À boleia da desagregação da URSS e do fracasso do "modelo" de socialismo que aí se veio a configurar, as teses anti-revolucionárias, reformistas, social-democratizantes, movimentistas, anarquizantes e simplesmente contestatárias ganharam um alento vigoroso. Desde "acidente" e "erro histórico" até acontecimento "datado" e "tipicamente russo" tudo tem sido dito para minimizar o significado histórico universal da Revolução de Outubro e do leninismo triunfante.
A época da revolução, caricaturada em termos de "assalto ao Palácio de Inverno", teria definitivamente passado, e os tempos seriam hoje de mudanças menos bruscas, sem a intervenção revolucionária das massas, sem as descontinuidades e violentas roturas que os grandes mestres do marxismo-leninismo mostraram (e a vida confirma) serem traves mestras do difícil, doloroso mas exaltante processo de emancipação da humanidade.
Há quem vá mesmo ao ponto de não pôr em causa a lei e a ordem do sistema liberal-burguês capitalista, de preconizar uma via puramente eleitoral e até, considerando caduco o Estado-nação, aposte na União Europeia e no Parlamento Europeu como chave para a transformação progressista da sociedade.
A importância e significado histórico da Revolução de Outubro e do seu papel determinante nas grandes transformações revolucionárias do séc. XX constitui uma tese central do PCP, essencial para iluminar as suas perspectivas de intervenção, no plano nacional e internacional. As lições fundamentais retiradas pelo XIII e XIV Congressos do Partido quanto às derrotas do socialismo na URSS e no Leste da Europa, não só não põem em causa tal tese, como de modo aparentemente paradoxal a reforçam.

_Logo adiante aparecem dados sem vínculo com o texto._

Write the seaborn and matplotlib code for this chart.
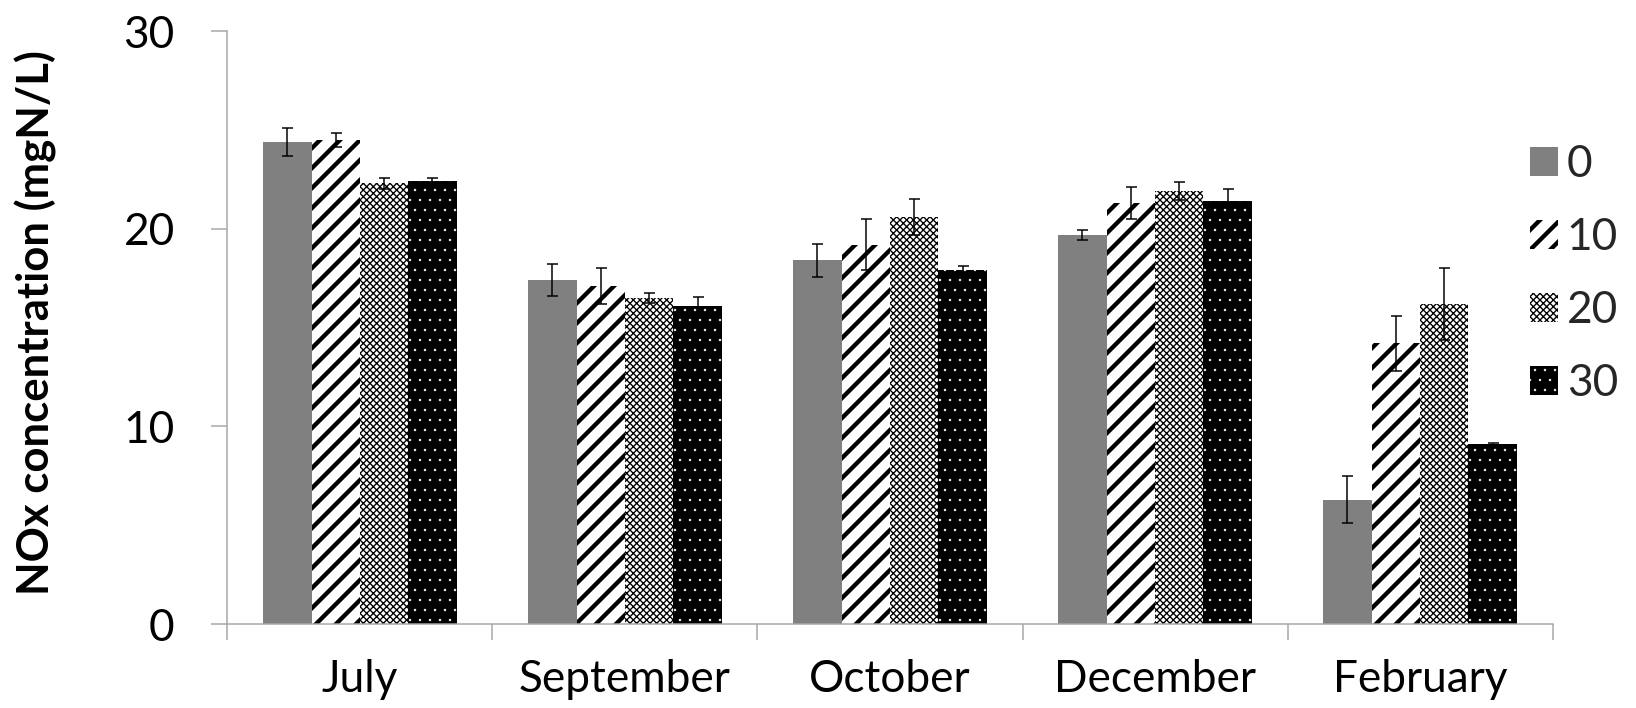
import numpy as np
import pandas as pd
import matplotlib
matplotlib.use("Agg")
import matplotlib.pyplot as plt
import matplotlib.patches as mpatches
import seaborn as sns

# ---- data -------------------------------------------------------------
months = ["July", "September", "October", "December", "February"]
levels = ["0", "10", "20", "30"]

conc_0 = [24.4, 17.4, 18.4, 19.7, 6.3]
conc_10 = [24.5, 17.1, 19.2, 21.3, 14.2]
conc_20 = [22.3, 16.5, 20.6, 21.9, 16.2]
conc_30 = [22.4, 16.1, 17.9, 21.4, 9.1]

err_0 = [0.7, 0.8, 0.85, 0.25, 1.2]
err_10 = [0.35, 0.9, 1.3, 0.8, 1.4]
err_20 = [0.3, 0.27, 0.9, 0.45, 1.8]
err_30 = [0.2, 0.45, 0.2, 0.6, 0.05]

y_label = "NOx concentration (mgN/L)"
y_ticks = [0, 10, 20, 30]

conc = {"0": conc_0, "10": conc_10, "20": conc_20, "30": conc_30}
errs = {"0": err_0, "10": err_10, "20": err_20, "30": err_30}

df = pd.DataFrame(
    [(m, lv, conc[lv][i]) for lv in levels for i, m in enumerate(months)],
    columns=["month", "level", "conc"],
)

# ---- styles -----------------------------------------------------------
styles = {
    "0": dict(face="#808080", edge="#808080", hatch=None, hlw=0.5),
    "10": dict(face="white", edge="black", hatch="//", hlw=2.6),
    "20": dict(face="white", edge="black", hatch="xxxxxx", hlw=0.8),
    "30": dict(face="black", edge="white", hatch="..", hlw=0.25),
}
AXIS_GRAY = "#a6a6a6"
FS = 26.5


def set_hatch_lw(patch, lw):
    """Give one patch its own hatch line width."""
    if hasattr(patch, "set_hatch_linewidth"):
        patch.set_hatch_linewidth(lw)
    orig_draw = patch.draw

    def draw(renderer, _orig=orig_draw, _lw=lw):
        with plt.rc_context({"hatch.linewidth": _lw}):
            _orig(renderer)

    patch.draw = draw


def style_patch(patch, st):
    patch.set_facecolor(st["face"])
    patch.set_edgecolor(st["edge"])
    patch.set_linewidth(0)
    if st["hatch"]:
        patch.set_hatch(st["hatch"])
        set_hatch_lw(patch, st["hlw"])


sns.set_theme(style="white")
plt.rcParams["font.family"] = ["Lato", "DejaVu Sans"]

DPI = 120
fig = plt.figure(figsize=(1636 / DPI, 708 / DPI), dpi=DPI)
ax = fig.add_axes([0.139, 0.1186, 0.949 - 0.139, 0.9558 - 0.1186])

sns.barplot(
    data=df, x="month", y="conc", hue="level",
    order=months, hue_order=levels,
    palette={lv: styles[lv]["face"] for lv in levels},
    saturation=1, width=0.73, gap=0, errorbar=None, legend=False, ax=ax,
)

for lv, container in zip(levels, ax.containers):
    xs, ys = [], []
    for bar in container:
        style_patch(bar, styles[lv])
        xs.append(bar.get_x() + bar.get_width() / 2)
        ys.append(bar.get_height())
    ax.errorbar(xs, ys, yerr=errs[lv], fmt="none", ecolor="black",
                elinewidth=0.9, capsize=3.3, capthick=0.9, zorder=5)

# ---- axes -------------------------------------------------------------
ax.set_xlim(-0.5, len(months) - 0.5)
ax.set_ylim(0, 30)
ax.set_yticks(y_ticks)
ax.set_xticks(np.arange(-0.5, len(months), 1), minor=True)
for s in ["top", "right"]:
    ax.spines[s].set_visible(False)
for s in ["left", "bottom"]:
    ax.spines[s].set_color(AXIS_GRAY)
    ax.spines[s].set_linewidth(0.9)

ax.tick_params(bottom=True, left=True, which="both", direction="out")
ax.tick_params(axis="x", which="major", length=0, pad=21, labelsize=FS,
               labelcolor="black")
ax.tick_params(axis="x", which="minor", length=9.6, width=0.9, color=AXIS_GRAY)
ax.tick_params(axis="y", which="major", length=9.6, width=0.9, color=AXIS_GRAY,
               pad=22, labelsize=FS, labelcolor="black")
ax.set_xlabel("")
ax.set_ylabel(y_label, fontsize=26.2, fontweight="bold", color="black",
              va="center")
ax.yaxis.set_label_coords(-0.1445, 0.509)

# ---- legend -----------------------------------------------------------
handles = []
for lv in levels:
    st = styles[lv]
    handles.append(mpatches.Patch(facecolor=st["face"], edgecolor=st["edge"],
                                  hatch=st["hatch"], linewidth=0, label=lv))
leg = fig.legend(handles=handles, loc="center left",
                 bbox_to_anchor=(1530 / 1636, 1 - 274 / 708),
                 frameon=False, fontsize=FS, handlelength=0.63,
                 handleheight=0.63, handletextpad=0.2, labelspacing=0.72,
                 borderpad=0, borderaxespad=0)
for lv, p in zip(levels, leg.get_patches()):
    style_patch(p, styles[lv])

fig.savefig("out.png", dpi=DPI)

E porquê? Pela razão hoje evidente, que o estudo e a investigação histórica deverão aprofundar, de que o que fracassou na URSS não foi a dinâmica, os valores, os ideais proletários de Outubro, mas o afastamento deles e mesmo a sua perversão em várias vertentes.
Por isso na sua fase inicial comunista, a "perestroika", sob a palavra de ordem "mais socialismo, mais democracia" proclamou como linha rectora o "regresso a Outubro" e o "regresso a Lénine", e a uma interpretação viva, criativa, vinculada com a prática, do marxismo-leninismo.

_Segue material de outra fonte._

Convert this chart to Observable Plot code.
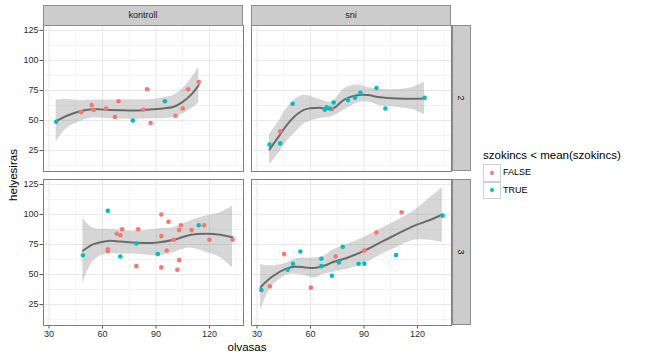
<!DOCTYPE html>
<html><head><meta charset="utf-8">
<script src="https://cdn.jsdelivr.net/npm/d3@7"></script>
<script src="https://cdn.jsdelivr.net/npm/@observablehq/plot@0.6"></script>
<style>
body{margin:0;background:#fff;font-family:"Liberation Sans",Arial,sans-serif;}
#wrap{position:relative;width:648px;height:360px;overflow:hidden;background:#fff}
#wrap svg{position:absolute;left:0;top:0}
.strip{position:absolute;background:#cccccc;border:1px solid #8c8c8c;box-sizing:border-box;display:flex;align-items:center;justify-content:center;font-size:9px;color:#1a1a1a}
.strip.v span{display:inline-block;transform:rotate(90deg)}
.ttl{position:absolute;font-size:11.5px;color:#000;white-space:nowrap}
.key{position:absolute;width:18px;height:17.5px;border:1px solid #d0d0d0;box-sizing:border-box;background:#fff}
.key i{position:absolute;left:6px;top:5.5px;width:4.4px;height:4.4px;border-radius:50%}
.klab{position:absolute;font-size:9px;color:#000;line-height:17px}
[aria-label$="axis tick"]{color:#555}
</style></head>
<body><div id="wrap"></div>
<script>
const groups = ["kontroll", "sni"];
const rows = ["2", "3"];
const xTicks = [30, 60, 90, 120];
const yTicks = [25, 50, 75, 100, 125];
const xMinor = [45, 75, 105, 135];
const yMinor = [12.5, 37.5, 62.5, 87.5, 112.5];
const colorDomain = ["FALSE", "TRUE"];
const colorRange = ["#F8766D", "#00BFC4"];

// kontroll, row 2
const k2x = [34, 48, 54, 55, 62, 67, 69, 77, 83, 85, 87, 95, 101, 105, 108, 114];
const k2y = [49, 57, 63, 59, 60, 53, 66, 50, 59, 76, 48, 66, 54, 60, 76, 82];
const k2t = ["TRUE","FALSE","FALSE","FALSE","FALSE","FALSE","FALSE","TRUE","FALSE","FALSE","FALSE","TRUE","FALSE","FALSE","FALSE","FALSE"];
const k2sx = [34, 40, 48, 55, 64, 72, 80, 88, 94, 100, 105, 110, 114];
const k2fit = [49.5, 54, 58, 59.5, 58.7, 58.5, 58.4, 59.5, 60, 61.5, 65.5, 72, 79.5];
const k2hi = [67, 67.5, 66.5, 67, 67, 67.3, 67, 67.5, 69, 71, 76.5, 85.5, 94];
const k2lo = [32, 43.5, 49.5, 52.3, 51.5, 51, 51, 51.5, 51.5, 52.5, 55.5, 60, 64.5];

// sni, row 2
const s2x = [37, 43, 43, 50, 68, 69, 72, 71, 73, 81, 85, 88, 97, 102, 124];
const s2y = [30, 31, 41, 64, 59, 61, 59.5, 60, 65, 67, 69, 73, 77, 60, 69];
const s2t = ["TRUE","TRUE","FALSE","TRUE","TRUE","TRUE","FALSE","TRUE","TRUE","TRUE","TRUE","TRUE","TRUE","TRUE","TRUE"];
const s2sx = [37, 43, 46, 52, 57, 65, 72, 79, 86, 92, 99, 109, 118, 124];
const s2fit = [26, 38.5, 45, 54.6, 59.3, 60.6, 59.5, 67.5, 71, 71.2, 69.3, 68.3, 68.1, 68.4];
const s2hi = [38, 51, 58.7, 68.4, 71.1, 67.6, 65.6, 76.5, 79.5, 77.5, 76, 75.8, 78, 82];
const s2lo = [13.1, 24.5, 31.1, 40.8, 47.7, 51.8, 53.2, 58.7, 64.5, 65.6, 62.3, 60.9, 58.7, 54.6];

// kontroll, row 3
const k3x = [49, 63, 63, 63, 68, 70, 71, 70, 79, 80, 79, 91, 93, 93, 93, 96, 97, 100, 102, 103, 103, 104, 110, 114, 117, 120, 133];
const k3y = [66, 103, 71, 69.5, 84, 82.7, 87.7, 65, 75.8, 87.7, 57, 67, 100, 82, 56, 70, 94, 79, 54, 87, 62, 91, 87, 91, 91, 79, 79];
const k3t = ["TRUE","TRUE","FALSE","FALSE","FALSE","FALSE","FALSE","TRUE","TRUE","FALSE","FALSE","TRUE","FALSE","FALSE","FALSE","FALSE","FALSE","FALSE","FALSE","FALSE","FALSE","FALSE","FALSE","TRUE","FALSE","FALSE","FALSE"];
const k3sx = [49, 55, 63, 70, 79, 91, 100, 109, 118, 126, 133];
const k3fit = [69.8, 75.3, 78, 77.5, 76.4, 76.7, 78.9, 83, 84, 83.2, 81];
const k3hi = [96.5, 88.5, 87.7, 86.9, 86.3, 88, 89.1, 94.6, 98.8, 101.5, 107];
const k3lo = [42.1, 61.5, 67.5, 67, 67, 65.5, 68.4, 72, 68.5, 64.2, 55.4];

// sni, row 3
const s3x = [32.4, 37.2, 45.2, 47.2, 50.2, 54.3, 60.2, 66.1, 66.1, 72, 74.1, 75.9, 78.1, 87, 90.2, 90.2, 97, 108, 111.1, 134.1];
const s3y = [37.2, 40.2, 67, 54, 59, 69.2, 39.1, 63.1, 57, 49, 65.1, 60.1, 73.1, 59, 59, 70, 85, 66.2, 101.8, 99];
const s3t = ["TRUE","FALSE","FALSE","TRUE","TRUE","TRUE","FALSE","TRUE","TRUE","TRUE","FALSE","TRUE","TRUE","TRUE","TRUE","FALSE","FALSE","TRUE","FALSE","TRUE"];
const s3sx = [32, 38, 46, 51, 57, 62, 68, 72, 81, 90, 99, 109, 118, 127, 134];
const s3fit = [39.4, 47.7, 54.7, 56.5, 55.9, 55.4, 57.5, 60, 64.2, 69.7, 76.5, 84, 90.5, 95.4, 100];
const s3hi = [58.1, 57.3, 59.3, 62.8, 63.7, 63.7, 65.6, 70, 75.3, 80.8, 87.7, 95.2, 102.9, 113.9, 122.2];
const s3lo = [20, 39.4, 49, 50.4, 49, 47.1, 50.4, 51.8, 54.6, 58.7, 66, 73, 78.5, 78.6, 76.6];

const panels = [
  {g: "kontroll", r: "2", x: k2x, y: k2y, t: k2t, sx: k2sx, fit: k2fit, hi: k2hi, lo: k2lo},
  {g: "sni", r: "2", x: s2x, y: s2y, t: s2t, sx: s2sx, fit: s2fit, hi: s2hi, lo: s2lo},
  {g: "kontroll", r: "3", x: k3x, y: k3y, t: k3t, sx: k3sx, fit: k3fit, hi: k3hi, lo: k3lo},
  {g: "sni", r: "3", x: s3x, y: s3y, t: s3t, sx: s3sx, fit: s3fit, hi: s3hi, lo: s3lo}
];
const points = panels.flatMap(p => p.x.map((v, i) => ({group: p.g, row: p.r, olvasas: v, helyesiras: p.y[i], cat: p.t[i]})));
const smooth = panels.flatMap(p => p.sx.map((v, i) => ({group: p.g, row: p.r, olvasas: v, fit: p.fit[i], hi: p.hi[i], lo: p.lo[i]})));

const W = 648, H = 360, ML = 43, MR = 197, MT = 25, MB = 35;
const chart = Plot.plot({
  width: W, height: H,
  marginLeft: ML, marginRight: MR, marginTop: MT, marginBottom: MB,
  style: {fontFamily: "'Liberation Sans', Arial, sans-serif", fontSize: "9px", color: "#2b2b2b", background: "transparent"},
  x: {domain: [26.9, 139.1], ticks: xTicks, tickSize: 3.5, tickPadding: 1.5, label: null},
  y: {domain: [7.6, 129.1], ticks: yTicks, tickSize: 3.5, tickPadding: 1.5, label: null},
  fx: {domain: groups, paddingInner: 8 / 208, paddingOuter: 0, axis: null, label: null},
  fy: {domain: rows, paddingInner: 8 / 154, paddingOuter: 0, axis: null, label: null},
  color: {domain: colorDomain, range: colorRange},
  marks: [
    Plot.gridX(xMinor, {stroke: "#f3f3f3", strokeOpacity: 1, strokeWidth: 1}),
    Plot.gridY(yMinor, {stroke: "#f3f3f3", strokeOpacity: 1, strokeWidth: 1}),
    Plot.gridX(xTicks, {stroke: "#e8e8e8", strokeOpacity: 1, strokeWidth: 1}),
    Plot.gridY(yTicks, {stroke: "#e8e8e8", strokeOpacity: 1, strokeWidth: 1}),
    Plot.areaY(smooth, {x: "olvasas", y1: "lo", y2: "hi", fx: "group", fy: "row", fill: "#999999", fillOpacity: 0.4, curve: "catmull-rom"}),
    Plot.line(smooth, {x: "olvasas", y: "fit", fx: "group", fy: "row", stroke: "#6b6b6b", strokeWidth: 2, curve: "catmull-rom"}),
    Plot.dot(points, {x: "olvasas", y: "helyesiras", fx: "group", fy: "row", fill: "cat", r: 2.3}),
    Plot.frame({stroke: "#7f7f7f", strokeWidth: 1})
  ]
});
const wrap = document.getElementById("wrap");
wrap.appendChild(chart);

const fx = chart.scale("fx"), fy = chart.scale("fy");
const bwx = fx.bandwidth, bwy = fy.bandwidth;
function add(cls, css, html) {
  const d = document.createElement("div");
  d.className = cls;
  Object.assign(d.style, css);
  d.innerHTML = html;
  wrap.appendChild(d);
  return d;
}
groups.forEach(g => {
  const x0 = fx.apply(g);
  add("strip", {left: x0 + "px", top: (MT - 20) + "px", width: bwx + "px", height: "20.5px"}, g);
});
const rightEdge = fx.apply(groups[groups.length - 1]) + bwx;
rows.forEach(r => {
  const y0 = fy.apply(r);
  add("strip v", {left: (rightEdge + 0.5) + "px", top: y0 + "px", width: "19px", height: bwy + "px"}, "<span>" + r + "</span>");
});
// axis titles
const cx = (fx.apply(groups[0]) + rightEdge) / 2;
add("ttl", {left: cx + "px", top: "341px", transform: "translateX(-50%)"}, "olvasas");
const cy = (fy.apply(rows[0]) + fy.apply(rows[rows.length - 1]) + bwy) / 2;
add("ttl", {left: "13px", top: cy + "px", transform: "translate(-50%,-50%) rotate(-90deg)"}, "helyesiras");
// legend
add("ttl", {left: "483px", top: "149px"}, "szokincs &lt; mean(szokincs)");
colorDomain.forEach((c, i) => {
  const top = 164 + i * 17.6;
  add("key", {left: "483px", top: top + "px"}, '<i style="background:' + colorRange[i] + '"></i>');
  add("klab", {left: "503px", top: top + "px"}, c);
});
</script>
</body></html>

Sabemos que o curso dos acontecimentos não foi o inicialmente preconizado, aquele que, nas suas linhas gerais, o PCP saudou com entusiasmo.
A profundidade das deformações burocráticas e anti-socialistas foi tão grande que possibilitou a ascensão às mais altas posições do Partido Comunista e do Estado soviético de pessoas sem convicções e sem escrúpulos que se tornaram ou revelaram traidores contra-revolucionários e instrumentos do imperialismo. Acabou por se deitar fora o menino com a água suja do banho. O sistema, em lugar de profundamente revolucionado, foi destruído. A URSS, como outros países do Leste europeu, foi tomada de assalto, as suas conquistas socialistas liquidadas, os seus povos lançados no desespero, na confusão e na mais negra miséria de um "capitalismo real" vingativo que, se puder, calcará aos pés toda e qualquer memória da Revolução. E que privou os comunistas e todas as forças progressistas de uma retaguarda segura e o mundo de uma força poderosa que mantinha em respeito o imperialismo e impedia a manifestação dos seus naturais impulsos exploradores e agressivos.

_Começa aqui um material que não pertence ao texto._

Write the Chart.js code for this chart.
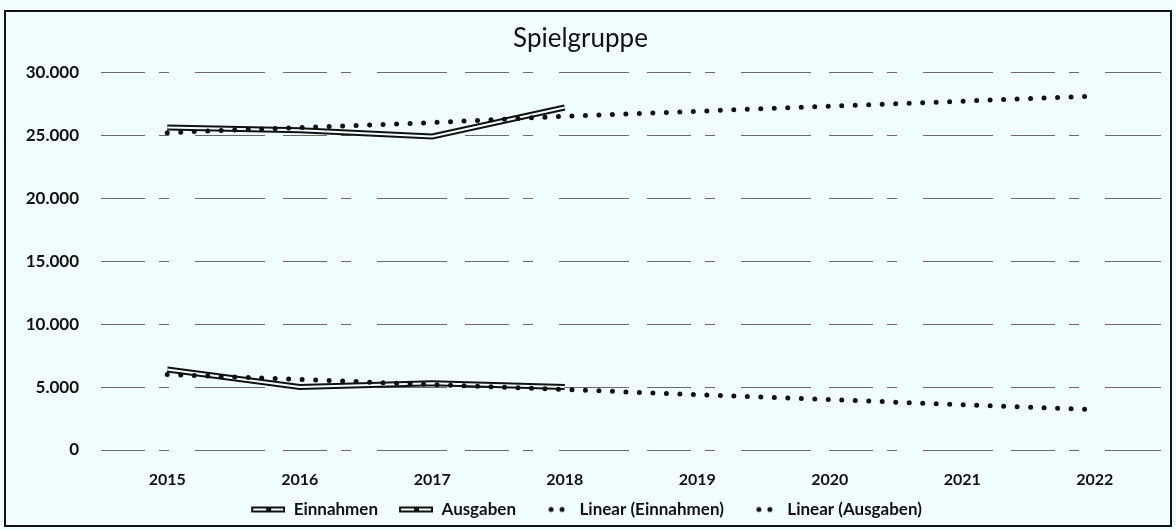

A URSS faz falta ao mundo. Pelo que representou, pela força das suas realizações e do seu povo, pela sua solidariedade internacionalista com os trabalhadores e povos em luta, pela sua activa política de paz e coexistência pacífica, pelo equilíbrio militar estratégico imposto ao imperialismo, factor de dissuasão capital de uma política de agressão e guerra.
O que marca a vitória de Outubro é o Decreto da Paz, o primeiro dos decretos da revolução. O que marca a derrota de Outubro em termos de uma sociedade nova, no início da década de 90, é a guerra do Golfo e a arrogante proclamação pelos EUA da tentativa de impor ao mundo uma "nova ordem" totalitária, contra os trabalhadores e contra os povos. É este processo que tem estado em marcha e que nestes dias ganha contornos particularmente sombrios no Médio Oriente com o terror de Estado contra os palestinianos e a preparação da guerra contra o Iraque.
Entretanto, se é verdade que já não existe aquela força poderosa que salvou o mundo da barbárie nazi-fascista, não é menos certo que os trabalhadores e os povos não querem a guerra e há forças poderosas que não deixarão de crescer, capazes de obrigar o imperialismo norte-americano a recuar nos seus propósitos de barbárie. A consciência dos perigos e dificuldades da hora actual não deve ser paralisante, antes deve levar a unir e a mobilizar contra o militarismo e a guerra tudo o que possa sê-lo, das fábricas às igrejas, passando sobretudo pela imensa massa da juventude.
Este é o caminho que urge percorrer com persistência e para o qual encontraremos na Revolução de Outubro, cujo 85º aniversário celebramos, inesgotável fonte de inspiração e ensinamentos.